Aldershot Brass Band

Barker: Evening Jack and how are you?
Corbett: Fine how's yourself-
Barker: Don't ask me.
Barker: Mavis put me on a diet, she says if my tum gets bigger, I'll be too fat to reach the drum, Jack, and lot's of other things as well.
Barker: Tell me how's your love life Jack?
Corbett: Full of the joys of Spring mate-
Barker: Is it still that six-foot brunette, the one with the enormous...
Corbett: Yes her name is Mary Jane, she works at the mattress factory she says life like a bed is what you make it, as long as you take it lying down.

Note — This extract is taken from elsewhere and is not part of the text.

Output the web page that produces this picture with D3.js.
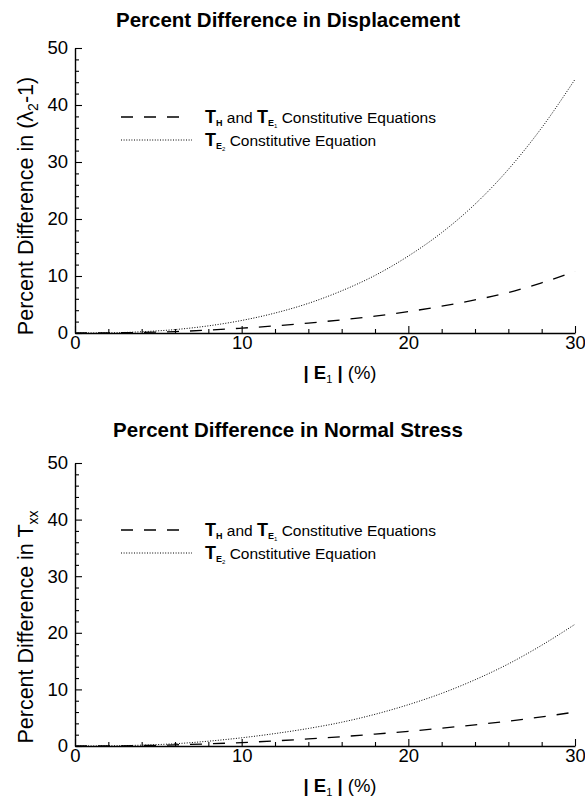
<!DOCTYPE html>
<html>
<head>
<meta charset="utf-8">
<script src="https://cdn.jsdelivr.net/npm/d3@7"></script>
<style>
  html, body { margin: 0; padding: 0; background: #fff; }
  svg { display: block; font-family: "Liberation Sans", Arial, Helvetica, sans-serif; }
</style>
</head>
<body>
<svg id="chart" width="585" height="798"></svg>
<script>
// |E1| strain levels (%)
const strain = [0, 2, 4, 6, 8, 10, 12, 14, 16, 18, 20, 22, 24, 26, 28, 30];

// Percent difference in displacement (lambda2 - 1)
const dispHE1 = [0, 0.02, 0.1, 0.25, 0.5, 0.85, 1.25, 1.75, 2.3, 2.95, 3.75, 4.7, 5.8, 7.1, 8.8, 10.8];
const dispE2  = [0, 0.03, 0.22, 0.6, 1.25, 2.2, 3.5, 5.2, 7.4, 10.1, 13.5, 17.6, 22.6, 28.7, 36.0, 44.5];

// Percent difference in normal stress Txx
const stressHE1 = [0, 0.02, 0.08, 0.2, 0.38, 0.6, 0.9, 1.25, 1.65, 2.1, 2.6, 3.15, 3.75, 4.4, 5.15, 6.0];
const stressE2  = [0, 0.03, 0.15, 0.4, 0.85, 1.45, 2.2, 3.1, 4.2, 5.6, 7.3, 9.3, 11.7, 14.5, 17.8, 21.5];

const xMajor = [0, 10, 20, 30];
const xMinor = [2, 4, 6, 8, 12, 14, 16, 18, 22, 24, 26, 28];
const yMajor = [0, 10, 20, 30, 40, 50];
const yMinor = [2, 4, 6, 8, 12, 14, 16, 18, 22, 24, 26, 28, 32, 34, 36, 38, 42, 44, 46, 48];

const svg = d3.select("#chart");
svg.append("rect").attr("width", 585).attr("height", 798).attr("fill", "#fff");

const panels = [
  { title: "Percent Difference in Displacement", top: 48, bottom: 333,
    titleY: 27, yLabel: "disp", yLabelY: 206, legendY: 117,
    dashed: dispHE1, dotted: dispE2 },
  { title: "Percent Difference in Normal Stress", top: 463, bottom: 746,
    titleY: 437, yLabel: "stress", yLabelY: 627, legendY: 530,
    dashed: stressHE1, dotted: stressE2 }
];

const left = 75, right = 575;

panels.forEach(p => {
  const x = d3.scaleLinear().domain([0, 30]).range([left, right]);
  const y = d3.scaleLinear().domain([0, 50]).range([p.bottom, p.top]);
  const g = svg.append("g");

  // Title
  g.append("text")
    .attr("x", 288).attr("y", p.titleY)
    .attr("text-anchor", "middle")
    .attr("font-weight", "bold").attr("font-size", 20.5)
    .text(p.title);

  // Y axis: major ticks (inward) with labels
  g.append("g").attr("transform", `translate(${left},0)`)
    .call(d3.axisLeft(y).tickValues(yMajor).tickSizeInner(-7).tickSizeOuter(0).tickPadding(7));
  // Y axis minor ticks
  g.append("g").attr("transform", `translate(${left},0)`)
    .call(d3.axisLeft(y).tickValues(yMinor).tickSizeInner(-4).tickSizeOuter(0).tickFormat(""))
    .call(a => a.select(".domain").remove());

  // X axis: major ticks (inward) with labels
  g.append("g").attr("transform", `translate(0,${p.bottom})`)
    .call(d3.axisBottom(x).tickValues(xMajor).tickSizeInner(-7).tickSizeOuter(0).tickPadding(3));
  g.append("g").attr("transform", `translate(0,${p.bottom})`)
    .call(d3.axisBottom(x).tickValues(xMinor).tickSizeInner(-4).tickSizeOuter(0).tickFormat(""))
    .call(a => a.select(".domain").remove());

  g.selectAll(".domain").attr("stroke", "#000").attr("stroke-width", 1.4);
  g.selectAll(".tick line").attr("stroke", "#000").attr("stroke-width", 1.1);
  g.selectAll(".tick text").attr("fill", "#000").attr("font-size", 18.5)
    .attr("font-family", "'Liberation Sans', Arial, sans-serif");

  // Y axis title (rotated)
  const yl = g.append("text")
    .attr("transform", `translate(33,${p.yLabelY}) rotate(-90)`)
    .attr("text-anchor", "middle").attr("font-size", 21.5);
  yl.append("tspan").text("Percent Difference in ");
  if (p.yLabel === "disp") {
    yl.append("tspan").text("(λ");
    yl.append("tspan").attr("font-size", 14).attr("dy", 5).text("2");
    yl.append("tspan").attr("dy", -5).text("-1)");
  } else {
    yl.append("tspan").text("T");
    yl.append("tspan").attr("font-size", 14).attr("dy", 5).text("xx");
  }

  // X axis title: | E1 | (%)
  const xl = g.append("text")
    .attr("x", 340).attr("y", p.bottom + 46)
    .attr("text-anchor", "middle").attr("font-size", 18.5);
  xl.append("tspan").attr("font-weight", "bold").text("| E");
  xl.append("tspan").attr("font-size", 11).attr("dy", 4).text("1");
  xl.append("tspan").attr("dy", -4).attr("font-weight", "bold").text(" |");
  xl.append("tspan").text("  (%)");

  // Curves
  const line = d3.line()
    .x((d, i) => x(strain[i]))
    .y(d => y(d))
    .curve(d3.curveMonotoneX);

  g.append("path").datum(p.dashed)
    .attr("d", line).attr("fill", "none")
    .attr("stroke", "#000").attr("stroke-width", 1.3)
    .attr("stroke-dasharray", "12,11");

  g.append("path").datum(p.dotted)
    .attr("d", line).attr("fill", "none")
    .attr("stroke", "#000").attr("stroke-width", 1)
    .attr("stroke-dasharray", "1,1.6");

  // Legend
  const ly1 = p.legendY, ly2 = p.legendY + 23;
  g.append("line").attr("x1", 121).attr("x2", 180).attr("y1", ly1).attr("y2", ly1)
    .attr("stroke", "#000").attr("stroke-width", 1.3).attr("stroke-dasharray", "12,11");
  g.append("line").attr("x1", 121).attr("x2", 192).attr("y1", ly2).attr("y2", ly2)
    .attr("stroke", "#000").attr("stroke-width", 1).attr("stroke-dasharray", "1,1.6");

  const t1 = g.append("text").attr("x", 205).attr("y", ly1 + 6).attr("font-size", 15.5);
  t1.append("tspan").attr("font-weight", "bold").attr("font-size", 18).text("T");
  t1.append("tspan").attr("font-weight", "bold").attr("font-size", 9).attr("dy", 3).text("H");
  t1.append("tspan").attr("dy", -3).text(" and ");
  t1.append("tspan").attr("font-weight", "bold").attr("font-size", 18).text("T");
  t1.append("tspan").attr("font-weight", "bold").attr("font-size", 9).attr("dy", 3).text("E");
  t1.append("tspan").attr("font-size", 6).attr("dy", 2).text("1");
  t1.append("tspan").attr("dy", -5).text("  Constitutive Equations");

  const t2 = g.append("text").attr("x", 205).attr("y", ly2 + 6).attr("font-size", 15.5);
  t2.append("tspan").attr("font-weight", "bold").attr("font-size", 18).text("T");
  t2.append("tspan").attr("font-weight", "bold").attr("font-size", 9).attr("dy", 3).text("E");
  t2.append("tspan").attr("font-size", 6).attr("dy", 2).text("2");
  t2.append("tspan").attr("dy", -5).text("  Constitutive Equation");
});
</script>
</body>
</html>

Corbett: Where did you get that hat?
Barker: I got it from the stores, isn't it a little one I think it must be yours-
Corbett: I have got a big one-
Barker: I'm quite sure of that.
Corbett: I didn't mean my flaming head-
Barker: And I didn't mean your hat.

Corbett: Old Herbert's drunk again, he's well away. He's got a bottle with a rubber tube poked down his trousers. He sits then plays away-
Barker: With any luck, we'll all get showered with scotch if he decides to blow instead of suck.
Corbett: I don't half fancy a drink myself.
Barker: They should put beer on the national health.
Corbett: You'd see a different show tonight, the band would get hissed and Mozart and Liszt-
Barker: You're probably right.

Barker: As soon as we both finish here, why don't we have a meal round the Chinese, or else I shall go off me nut, 'cause my stomach thinks my throat's been cut.
Corbett: I'd much rather go round the pub, to refloat my kidney that is sinking, I don't want to fill up with grub, that little space that I've reserved to pour some drink in.
Corbett: Ain't it a pity the pubs in the city all close at half past ten, if I had the power they'd close for an hour and open up again. I could get chronic on vodka and tonic til anytime I like, and while the policeman watched me car I'd nip home on his bike.
Barker: How I'd love to eat anything I wanted, bangers and beans, and enormous lumps of fried bread, then choppered chips, and steak and kidney pies, by a girl who loves cooking who's big and good-looking whose dumplings are double the size-
Both: -and then we'd all have a damn good time!
Barker: All peaches and cream-
Corbett: Then vodka and lime
Both: To eat and drink and to be in prime, enough is enough let's go and get stuffed together.

Barker: Prawn chopped suet and a chicken fritter-
Corbett: Large Drambuie and a pint of bitter, Corkscrews and waiters-
Barker: Roast potatoes, hurry up and finish with these bleeding gladiators-
Corbett: Weak Pea Picker, a Napoleon Brandy, two dry sherries and a half a shandy-
Barker: I'll run-a-muck, two crispy duck!
Corbett: Wishing you the best of luck
Barker: Herbert's drunk so much he can hardly stand-
Corbett: I have got a rather similar occasion planned.
Both: So before it all gets out of hand, it's goodnight from the boys in the band!